The smallest was also bronze, a lepton from Judea. Other coins of bronze and a few silver ranged in size in between the first two. “Uncle Neb just got back from upriver,” Tetisheri said. “He said it was getting harder to buy anything outright for the lack of coin in hand, that he was having to resort to barter. While he was gone, I, too, noticed there is more Roman silver than Egyptian bronze in circulation.” She remembered what the queen had said that morning. “Fewer coins in circulation increases the value of those coins still in circulation, giving them a higher value than what shows on the face of the coin. People naturally turn to more and smaller coins of lesser value, like Greek stater or—”
“Roman denarii?”
“Or Roman denarii. Or even gold. You won’t believe it, but last week someone paid with a Persian daric. It had an image of a crowned lion eatin
g a bull.” She reflected for a moment. “Or mating with him, I couldn’t tell for sure.” When he shouted with laughter she said defensively, “Yes, but it was an old coin, Apollodorus, and the surface worn near smooth.”
“Old coins can be very valuable,” he said, still chuckling. “People collect them, and often pay well over their face value to acquire them.”

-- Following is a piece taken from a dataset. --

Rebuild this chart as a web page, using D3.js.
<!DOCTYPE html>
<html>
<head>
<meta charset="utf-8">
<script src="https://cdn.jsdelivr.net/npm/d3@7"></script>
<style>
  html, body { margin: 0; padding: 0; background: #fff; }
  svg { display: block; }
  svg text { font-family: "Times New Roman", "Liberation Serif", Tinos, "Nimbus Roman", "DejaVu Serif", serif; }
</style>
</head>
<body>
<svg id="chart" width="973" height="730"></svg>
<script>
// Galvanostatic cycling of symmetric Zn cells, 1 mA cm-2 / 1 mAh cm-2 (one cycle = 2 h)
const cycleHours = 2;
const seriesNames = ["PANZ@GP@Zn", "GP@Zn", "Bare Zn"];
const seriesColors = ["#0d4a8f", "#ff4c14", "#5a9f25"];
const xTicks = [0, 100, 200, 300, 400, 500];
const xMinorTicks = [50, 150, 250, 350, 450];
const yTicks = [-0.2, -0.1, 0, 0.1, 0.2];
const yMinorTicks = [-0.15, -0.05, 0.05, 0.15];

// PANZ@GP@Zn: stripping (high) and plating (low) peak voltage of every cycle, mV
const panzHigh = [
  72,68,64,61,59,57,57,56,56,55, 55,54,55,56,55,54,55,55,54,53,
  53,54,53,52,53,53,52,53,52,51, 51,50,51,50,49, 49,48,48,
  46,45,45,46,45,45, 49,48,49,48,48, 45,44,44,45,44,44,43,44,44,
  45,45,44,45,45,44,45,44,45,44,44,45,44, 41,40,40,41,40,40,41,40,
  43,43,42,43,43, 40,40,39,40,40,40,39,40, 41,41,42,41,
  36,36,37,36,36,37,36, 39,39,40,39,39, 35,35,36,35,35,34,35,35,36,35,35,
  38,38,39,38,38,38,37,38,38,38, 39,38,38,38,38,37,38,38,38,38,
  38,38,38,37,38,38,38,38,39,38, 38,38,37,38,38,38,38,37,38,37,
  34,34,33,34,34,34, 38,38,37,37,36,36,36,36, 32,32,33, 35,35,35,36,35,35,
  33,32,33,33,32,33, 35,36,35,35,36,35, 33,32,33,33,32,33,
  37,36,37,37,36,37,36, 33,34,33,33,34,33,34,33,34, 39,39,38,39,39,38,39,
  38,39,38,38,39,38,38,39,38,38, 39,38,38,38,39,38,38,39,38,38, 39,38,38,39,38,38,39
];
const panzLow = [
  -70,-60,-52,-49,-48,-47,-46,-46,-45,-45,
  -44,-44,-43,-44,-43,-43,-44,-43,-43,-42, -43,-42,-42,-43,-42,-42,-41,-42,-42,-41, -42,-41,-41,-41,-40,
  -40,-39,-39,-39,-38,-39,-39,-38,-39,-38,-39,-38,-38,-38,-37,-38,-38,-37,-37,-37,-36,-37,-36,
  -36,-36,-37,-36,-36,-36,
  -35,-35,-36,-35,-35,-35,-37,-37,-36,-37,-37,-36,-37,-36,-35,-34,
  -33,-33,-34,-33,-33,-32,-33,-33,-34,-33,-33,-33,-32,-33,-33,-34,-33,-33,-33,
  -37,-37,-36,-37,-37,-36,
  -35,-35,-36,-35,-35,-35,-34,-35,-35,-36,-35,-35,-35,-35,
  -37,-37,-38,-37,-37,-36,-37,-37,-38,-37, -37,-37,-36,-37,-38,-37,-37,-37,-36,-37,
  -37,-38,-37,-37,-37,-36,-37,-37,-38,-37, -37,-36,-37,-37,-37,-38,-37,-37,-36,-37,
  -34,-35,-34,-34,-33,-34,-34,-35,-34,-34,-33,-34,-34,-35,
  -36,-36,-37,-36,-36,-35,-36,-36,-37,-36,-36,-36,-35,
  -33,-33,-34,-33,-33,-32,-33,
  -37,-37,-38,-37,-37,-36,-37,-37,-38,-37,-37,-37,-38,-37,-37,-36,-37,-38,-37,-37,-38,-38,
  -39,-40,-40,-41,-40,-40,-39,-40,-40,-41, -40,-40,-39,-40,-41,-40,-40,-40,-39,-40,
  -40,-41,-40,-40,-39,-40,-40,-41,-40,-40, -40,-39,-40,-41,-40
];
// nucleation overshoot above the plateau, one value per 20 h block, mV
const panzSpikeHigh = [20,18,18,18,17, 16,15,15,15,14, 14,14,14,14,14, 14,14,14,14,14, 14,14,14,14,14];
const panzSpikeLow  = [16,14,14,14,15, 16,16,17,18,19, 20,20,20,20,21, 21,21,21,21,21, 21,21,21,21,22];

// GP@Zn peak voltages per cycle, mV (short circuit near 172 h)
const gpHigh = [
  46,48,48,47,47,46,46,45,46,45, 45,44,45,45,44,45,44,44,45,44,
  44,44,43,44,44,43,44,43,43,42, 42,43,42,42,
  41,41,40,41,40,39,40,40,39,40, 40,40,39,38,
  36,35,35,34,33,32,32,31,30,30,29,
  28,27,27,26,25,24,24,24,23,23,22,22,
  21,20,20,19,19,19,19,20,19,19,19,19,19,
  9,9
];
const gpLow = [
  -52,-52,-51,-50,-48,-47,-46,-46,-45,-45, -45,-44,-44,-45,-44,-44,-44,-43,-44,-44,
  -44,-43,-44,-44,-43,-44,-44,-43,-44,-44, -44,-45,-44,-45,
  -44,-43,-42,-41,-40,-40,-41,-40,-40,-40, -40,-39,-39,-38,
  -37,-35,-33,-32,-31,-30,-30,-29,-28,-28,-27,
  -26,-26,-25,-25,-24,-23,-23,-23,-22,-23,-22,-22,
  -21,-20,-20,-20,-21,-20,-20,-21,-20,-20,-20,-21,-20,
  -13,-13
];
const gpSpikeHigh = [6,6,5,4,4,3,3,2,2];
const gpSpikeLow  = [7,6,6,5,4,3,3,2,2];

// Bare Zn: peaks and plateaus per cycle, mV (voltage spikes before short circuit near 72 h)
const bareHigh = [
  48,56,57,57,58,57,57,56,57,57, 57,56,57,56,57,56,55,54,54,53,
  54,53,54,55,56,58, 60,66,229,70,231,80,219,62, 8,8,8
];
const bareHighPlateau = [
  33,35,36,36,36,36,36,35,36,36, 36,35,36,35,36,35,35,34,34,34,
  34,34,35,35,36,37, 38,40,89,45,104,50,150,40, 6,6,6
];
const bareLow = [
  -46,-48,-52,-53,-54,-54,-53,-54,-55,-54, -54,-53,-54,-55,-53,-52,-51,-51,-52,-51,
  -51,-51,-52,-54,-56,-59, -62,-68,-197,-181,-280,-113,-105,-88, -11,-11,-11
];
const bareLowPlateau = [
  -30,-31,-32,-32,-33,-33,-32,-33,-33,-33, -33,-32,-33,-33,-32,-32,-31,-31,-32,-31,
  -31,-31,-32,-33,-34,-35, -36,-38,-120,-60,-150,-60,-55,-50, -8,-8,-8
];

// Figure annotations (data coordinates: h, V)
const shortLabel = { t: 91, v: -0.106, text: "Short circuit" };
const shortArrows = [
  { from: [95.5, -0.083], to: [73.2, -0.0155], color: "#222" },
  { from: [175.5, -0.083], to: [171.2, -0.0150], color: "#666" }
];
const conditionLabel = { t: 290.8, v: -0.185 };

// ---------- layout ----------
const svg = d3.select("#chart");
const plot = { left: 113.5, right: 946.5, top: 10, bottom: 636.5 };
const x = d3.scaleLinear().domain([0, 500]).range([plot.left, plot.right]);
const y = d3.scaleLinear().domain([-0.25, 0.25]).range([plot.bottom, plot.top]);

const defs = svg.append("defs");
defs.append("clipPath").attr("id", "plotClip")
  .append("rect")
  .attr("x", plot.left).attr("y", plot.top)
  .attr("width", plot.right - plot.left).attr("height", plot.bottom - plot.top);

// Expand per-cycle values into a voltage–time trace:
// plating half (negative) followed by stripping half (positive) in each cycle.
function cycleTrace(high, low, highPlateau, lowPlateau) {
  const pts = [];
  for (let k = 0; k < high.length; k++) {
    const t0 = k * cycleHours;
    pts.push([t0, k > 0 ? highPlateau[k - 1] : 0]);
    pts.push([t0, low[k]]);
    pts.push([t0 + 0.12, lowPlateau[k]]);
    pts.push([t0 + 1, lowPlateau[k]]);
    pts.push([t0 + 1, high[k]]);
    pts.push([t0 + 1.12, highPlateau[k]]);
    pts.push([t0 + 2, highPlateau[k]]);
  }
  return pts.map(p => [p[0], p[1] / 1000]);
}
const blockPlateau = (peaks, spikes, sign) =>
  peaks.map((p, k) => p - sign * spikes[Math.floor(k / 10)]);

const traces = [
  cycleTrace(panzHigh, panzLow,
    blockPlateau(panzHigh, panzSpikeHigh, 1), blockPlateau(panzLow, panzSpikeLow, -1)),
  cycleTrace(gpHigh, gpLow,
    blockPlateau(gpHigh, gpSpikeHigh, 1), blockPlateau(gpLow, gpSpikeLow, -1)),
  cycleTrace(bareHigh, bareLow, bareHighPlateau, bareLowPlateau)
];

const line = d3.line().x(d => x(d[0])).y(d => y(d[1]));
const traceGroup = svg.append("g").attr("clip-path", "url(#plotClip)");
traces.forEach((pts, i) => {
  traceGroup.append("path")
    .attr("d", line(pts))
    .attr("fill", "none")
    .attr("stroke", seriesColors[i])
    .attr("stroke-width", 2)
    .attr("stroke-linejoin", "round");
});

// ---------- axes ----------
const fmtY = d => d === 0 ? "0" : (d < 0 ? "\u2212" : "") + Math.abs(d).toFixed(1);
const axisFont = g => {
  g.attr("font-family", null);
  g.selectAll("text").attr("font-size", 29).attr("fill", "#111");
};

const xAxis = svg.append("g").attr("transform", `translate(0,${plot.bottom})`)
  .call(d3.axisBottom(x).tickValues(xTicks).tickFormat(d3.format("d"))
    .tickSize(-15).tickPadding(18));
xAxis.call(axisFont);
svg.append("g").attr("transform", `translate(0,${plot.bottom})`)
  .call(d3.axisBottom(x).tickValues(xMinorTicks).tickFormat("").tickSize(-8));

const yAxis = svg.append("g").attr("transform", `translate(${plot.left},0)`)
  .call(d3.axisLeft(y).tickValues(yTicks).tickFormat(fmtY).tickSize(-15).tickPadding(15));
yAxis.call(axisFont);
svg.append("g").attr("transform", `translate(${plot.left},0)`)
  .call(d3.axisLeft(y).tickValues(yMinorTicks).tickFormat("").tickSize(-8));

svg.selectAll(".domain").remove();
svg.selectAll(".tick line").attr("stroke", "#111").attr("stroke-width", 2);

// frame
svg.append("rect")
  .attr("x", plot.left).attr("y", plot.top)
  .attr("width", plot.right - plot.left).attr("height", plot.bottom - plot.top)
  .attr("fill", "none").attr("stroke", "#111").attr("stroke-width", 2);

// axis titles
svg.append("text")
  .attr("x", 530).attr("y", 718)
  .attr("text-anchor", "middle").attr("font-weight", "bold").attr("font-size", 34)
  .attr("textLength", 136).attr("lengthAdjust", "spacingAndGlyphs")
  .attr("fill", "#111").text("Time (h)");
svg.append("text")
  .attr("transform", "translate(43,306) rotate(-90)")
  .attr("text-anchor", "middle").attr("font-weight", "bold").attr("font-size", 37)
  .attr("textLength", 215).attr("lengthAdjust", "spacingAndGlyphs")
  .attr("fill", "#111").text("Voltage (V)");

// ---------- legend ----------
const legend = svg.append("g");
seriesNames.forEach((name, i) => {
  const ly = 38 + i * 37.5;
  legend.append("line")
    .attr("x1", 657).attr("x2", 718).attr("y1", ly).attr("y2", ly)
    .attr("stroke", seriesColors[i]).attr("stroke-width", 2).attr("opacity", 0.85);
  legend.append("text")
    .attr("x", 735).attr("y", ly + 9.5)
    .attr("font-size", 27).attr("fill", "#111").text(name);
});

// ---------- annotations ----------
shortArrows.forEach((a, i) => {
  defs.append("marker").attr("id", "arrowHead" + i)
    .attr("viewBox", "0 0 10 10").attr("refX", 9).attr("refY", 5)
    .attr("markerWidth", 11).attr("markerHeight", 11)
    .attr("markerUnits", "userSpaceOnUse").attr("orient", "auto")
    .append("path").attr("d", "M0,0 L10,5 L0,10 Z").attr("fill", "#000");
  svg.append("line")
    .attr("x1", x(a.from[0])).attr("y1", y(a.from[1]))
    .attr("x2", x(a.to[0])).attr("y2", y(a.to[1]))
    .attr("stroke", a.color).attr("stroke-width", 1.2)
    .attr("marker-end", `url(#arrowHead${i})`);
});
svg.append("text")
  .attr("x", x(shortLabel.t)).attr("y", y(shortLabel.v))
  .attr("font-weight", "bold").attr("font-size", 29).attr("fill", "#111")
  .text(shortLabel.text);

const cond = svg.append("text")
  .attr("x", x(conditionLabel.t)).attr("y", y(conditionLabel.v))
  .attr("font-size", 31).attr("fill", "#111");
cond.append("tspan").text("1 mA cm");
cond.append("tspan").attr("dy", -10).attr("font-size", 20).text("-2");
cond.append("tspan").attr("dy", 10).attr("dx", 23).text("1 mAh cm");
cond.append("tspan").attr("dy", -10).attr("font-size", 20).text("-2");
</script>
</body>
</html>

She gave him a reproving look. “I am aware. I have it safe for Uncle Neb to deal with. He has several acquaintances who have him watch for such rarities as come through our hands.” She paused. “It was very old, Apollodorus, perhaps from the time of Alexander himself. Who knows, it may have passed through his very hands.”
“Be careful or you’ll be starting your own coin collection before long.”
She laughed. “No chance of that. I’m much more interested in coins being used for what they are made for, changing hands for goods and services. Much more fun than putting one on display to be admired.”
“Mmmm.”
“What?”
“The coins were made in Cyprus.”
“And?”
“And… should you perhaps go there?”
This was something she had not considered in the course of the investigation thus far. She did so now. “I won’t rule it out,” she said at last, “but it seems to no purpose.”
“And why is that?”
She shrugged. “The coin was stolen in Alexandria, not in Cyprus. Remember Laogonus said he knew it was valuable because it was heavy.”
“Those chests could have been loaded with rocks for all Laogonus knew.”
“Perhaps,” she said. “And certainly, information about the shipment could have been sold as easily from Lemesos as from Alexandria.” She thought for a moment. “If the shipment is not quickly found, then, yes, I suppose a trip to Cyprus might be in order.”